• _Dataset excerpt_
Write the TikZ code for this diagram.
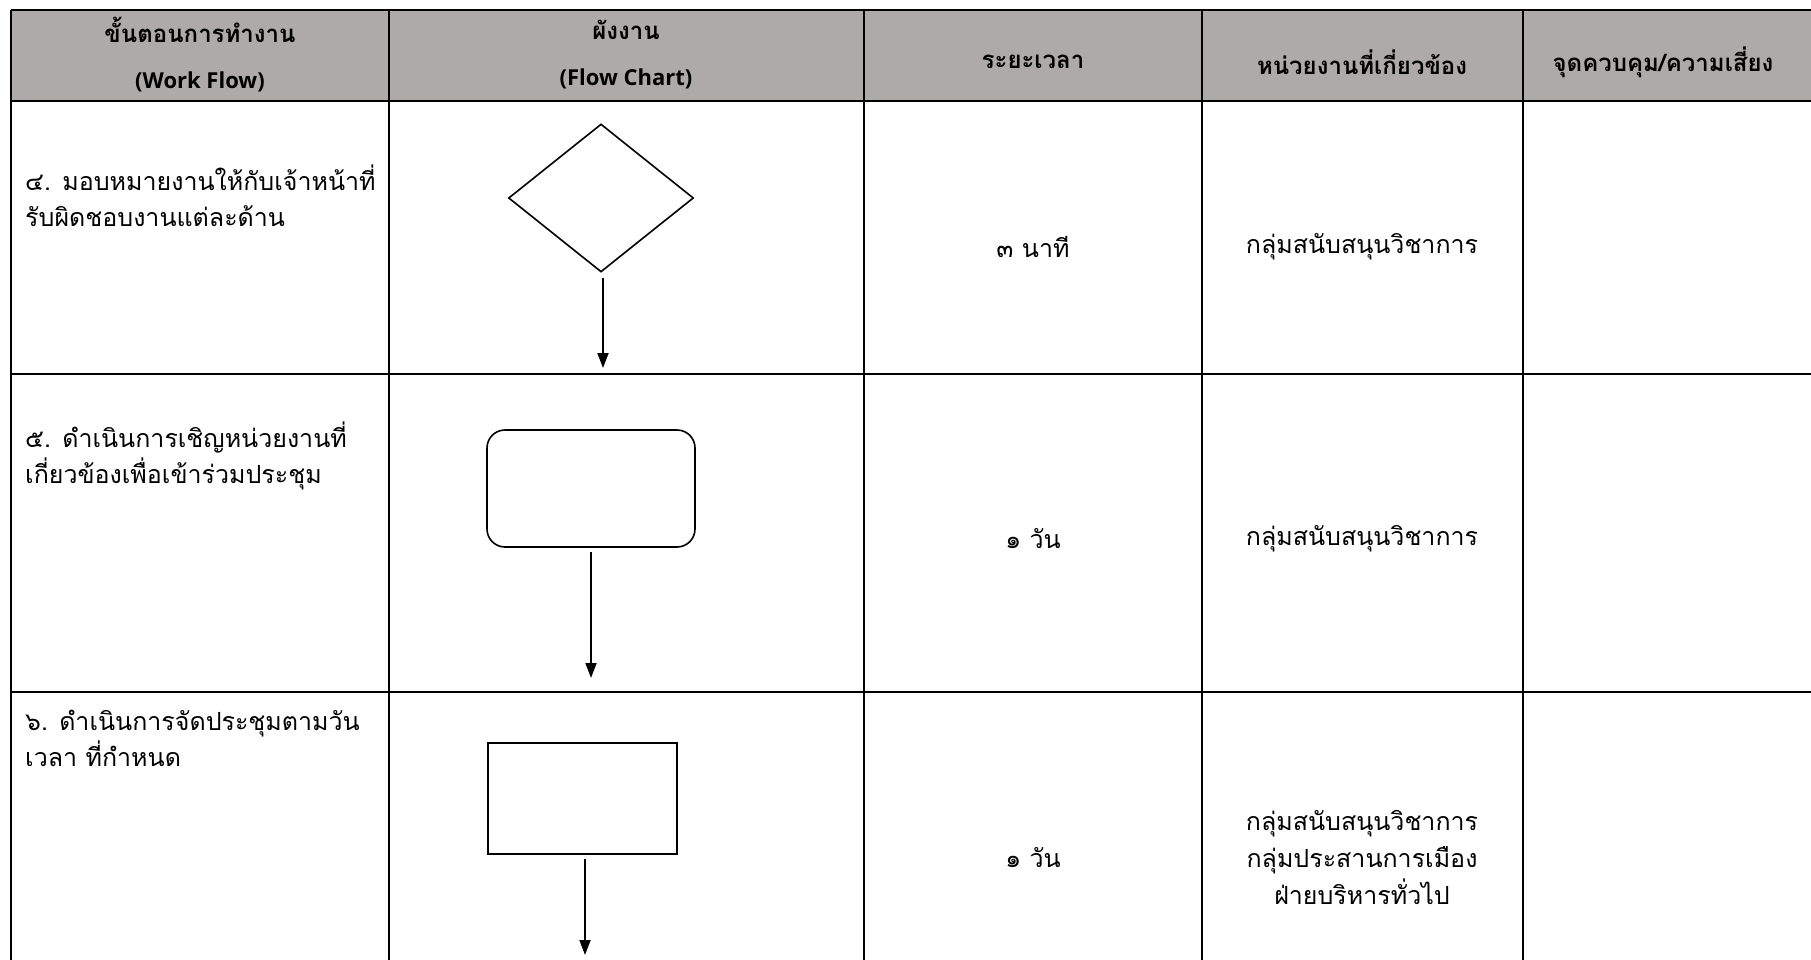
\documentclass[tikz,border=0pt]{standalone}
\usepackage{fontspec}
\newfontfamily\thai[Script=Thai]{Loma}
\newfontfamily\latin{Open Sans}
\usetikzlibrary{shapes.geometric,arrows.meta}
\definecolor{hdrgray}{RGB}{174,170,169}
\begin{document}
\begin{tikzpicture}[x=1pt,y=-1pt,
  tbl/.style={line width=2.6pt},
  hdr/.style={font=\thai\bfseries\fontsize{24}{46}\selectfont,align=center,inner sep=0pt},
  body/.style={font=\thai\fontsize{25}{36}\selectfont,align=left,anchor=west,inner sep=0pt},
  cell/.style={font=\thai\fontsize{25}{37}\selectfont,align=center,inner sep=0pt},
  shp/.style={draw,line width=1.6pt,inner sep=0pt},
  flow/.style={line width=1.8pt,-{Triangle[length=15pt,width=11pt]}}]
\useasboundingbox (0,0) rectangle (1811,960);
% header background
\fill[hdrgray] (11,10) rectangle (1811,101);
% table lines
\draw[tbl] (11,10) -- (1811,10);
\draw[tbl] (11,101) -- (1811,101);
\draw[tbl] (11,374) -- (1811,374);
\draw[tbl] (11,692) -- (1811,692);
\foreach \xx in {11,389,864,1202,1523} \draw[tbl] (\xx,10) -- (\xx,961);
% header texts
\node[hdr] (h1) at (200,55) {ขั้นตอนการทำงาน\\{\latin\fontsize{22}{46}\selectfont (Work Flow)}};
\node[hdr] (h2) at (626,55) {ผังงาน\\{\latin\fontsize{22}{46}\selectfont (Flow Chart)}};
\node[hdr] (h3) at (1033,62) {ระยะเวลา};
\node[hdr] (h4) at (1362,62) {หน่วยงานที่เกี่ยวข้อง};
\node[hdr] (h5) at (1663,62) {จุดควบคุม/ความเสี่ยง};
% step texts
\node[body] (s4) at (25,196) {๔. มอบหมายงานให้กับเจ้าหน้าที่\\รับผิดชอบงานแต่ละด้าน};
\node[body] (s5) at (25,456) {๕. ดำเนินการเชิญหน่วยงานที่\\เกี่ยวข้องเพื่อเข้าร่วมประชุม};
\node[body] (s6) at (25,738) {๖. ดำเนินการจัดประชุมตามวัน\\เวลา ที่กำหนด};
% times
\node[cell] (t4) at (1033,247) {๓ นาที};
\node[cell] (t5) at (1033,539) {๑ วัน};
\node[cell] (t6) at (1033,858) {๑ วัน};
% units
\node[cell] (u4) at (1362,247) {กลุ่มสนับสนุนวิชาการ};
\node[cell] (u5) at (1362,539) {กลุ่มสนับสนุนวิชาการ};
\node[cell] (u6) at (1362,858) {กลุ่มสนับสนุนวิชาการ\\กลุ่มประสานการเมือง\\ฝ่ายบริหารทั่วไป};
% flow chart shapes
\node[shp,diamond,minimum width=185pt,minimum height=148pt,aspect=1.25] (d4) at (601,198) {};
\node[shp,rectangle,rounded corners=18pt,minimum width=208pt,minimum height=117pt] (r5) at (591,488.5) {};
\node[shp,rectangle,minimum width=189pt,minimum height=111pt] (r6) at (582.5,798.5) {};
% arrow ends
\coordinate (e4) at (603,368);
\coordinate (e5) at (591,678);
\coordinate (e6) at (585,955);
\draw[flow] ([xshift=2pt,yshift=-5pt]d4.south) -- (e4);
\draw[flow] ([yshift=-4pt]r5.south) -- (e5);
\draw[flow] ([xshift=2.5pt,yshift=-4pt]r6.south) -- (e6);
\end{tikzpicture}
\end{document}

• _What to do_
The listing above must be printed again exactly, minus its pictures.

• _Correct output_
Write the TikZ code for this diagram.
\documentclass[tikz,border=0pt]{standalone}
\usepackage{fontspec}
\newfontfamily\thai[Script=Thai]{Loma}
\newfontfamily\latin{Open Sans}
\usetikzlibrary{shapes.geometric,arrows.meta}
\definecolor{hdrgray}{RGB}{174,170,169}
\begin{document}
\begin{tikzpicture}[x=1pt,y=-1pt,
  tbl/.style={line width=2.6pt},
  hdr/.style={font=\thai\bfseries\fontsize{24}{46}\selectfont,align=center,inner sep=0pt},
  body/.style={font=\thai\fontsize{25}{36}\selectfont,align=left,anchor=west,inner sep=0pt},
  cell/.style={font=\thai\fontsize{25}{37}\selectfont,align=center,inner sep=0pt},
  shp/.style={draw,line width=1.6pt,inner sep=0pt},
  flow/.style={line width=1.8pt,-{Triangle[length=15pt,width=11pt]}}]
\useasboundingbox (0,0) rectangle (1811,960);
% header background
\fill[hdrgray] (11,10) rectangle (1811,101);
% table lines
\draw[tbl] (11,10) -- (1811,10);
\draw[tbl] (11,101) -- (1811,101);
\draw[tbl] (11,374) -- (1811,374);
\draw[tbl] (11,692) -- (1811,692);
\foreach \xx in {11,389,864,1202,1523} \draw[tbl] (\xx,10) -- (\xx,961);
% header texts
\node[hdr] (h1) at (200,55) {ขั้นตอนการทำงาน\\{\latin\fontsize{22}{46}\selectfont (Work Flow)}};
\node[hdr] (h2) at (626,55) {ผังงาน\\{\latin\fontsize{22}{46}\selectfont (Flow Chart)}};
\node[hdr] (h3) at (1033,62) {ระยะเวลา};
\node[hdr] (h4) at (1362,62) {หน่วยงานที่เกี่ยวข้อง};
\node[hdr] (h5) at (1663,62) {จุดควบคุม/ความเสี่ยง};
% step texts
\node[body] (s4) at (25,196) {๔. มอบหมายงานให้กับเจ้าหน้าที่\\รับผิดชอบงานแต่ละด้าน};
\node[body] (s5) at (25,456) {๕. ดำเนินการเชิญหน่วยงานที่\\เกี่ยวข้องเพื่อเข้าร่วมประชุม};
\node[body] (s6) at (25,738) {๖. ดำเนินการจัดประชุมตามวัน\\เวลา ที่กำหนด};
% times
\node[cell] (t4) at (1033,247) {๓ นาที};
\node[cell] (t5) at (1033,539) {๑ วัน};
\node[cell] (t6) at (1033,858) {๑ วัน};
% units
\node[cell] (u4) at (1362,247) {กลุ่มสนับสนุนวิชาการ};
\node[cell] (u5) at (1362,539) {กลุ่มสนับสนุนวิชาการ};
\node[cell] (u6) at (1362,858) {กลุ่มสนับสนุนวิชาการ\\กลุ่มประสานการเมือง\\ฝ่ายบริหารทั่วไป};
% flow chart shapes
\node[shp,diamond,minimum width=185pt,minimum height=148pt,aspect=1.25] (d4) at (601,198) {};
\node[shp,rectangle,rounded corners=18pt,minimum width=208pt,minimum height=117pt] (r5) at (591,488.5) {};
\node[shp,rectangle,minimum width=189pt,minimum height=111pt] (r6) at (582.5,798.5) {};
% arrow ends
\coordinate (e4) at (603,368);
\coordinate (e5) at (591,678);
\coordinate (e6) at (585,955);
\draw[flow] ([xshift=2pt,yshift=-5pt]d4.south) -- (e4);
\draw[flow] ([yshift=-4pt]r5.south) -- (e5);
\draw[flow] ([xshift=2.5pt,yshift=-4pt]r6.south) -- (e6);
\end{tikzpicture}
\end{document}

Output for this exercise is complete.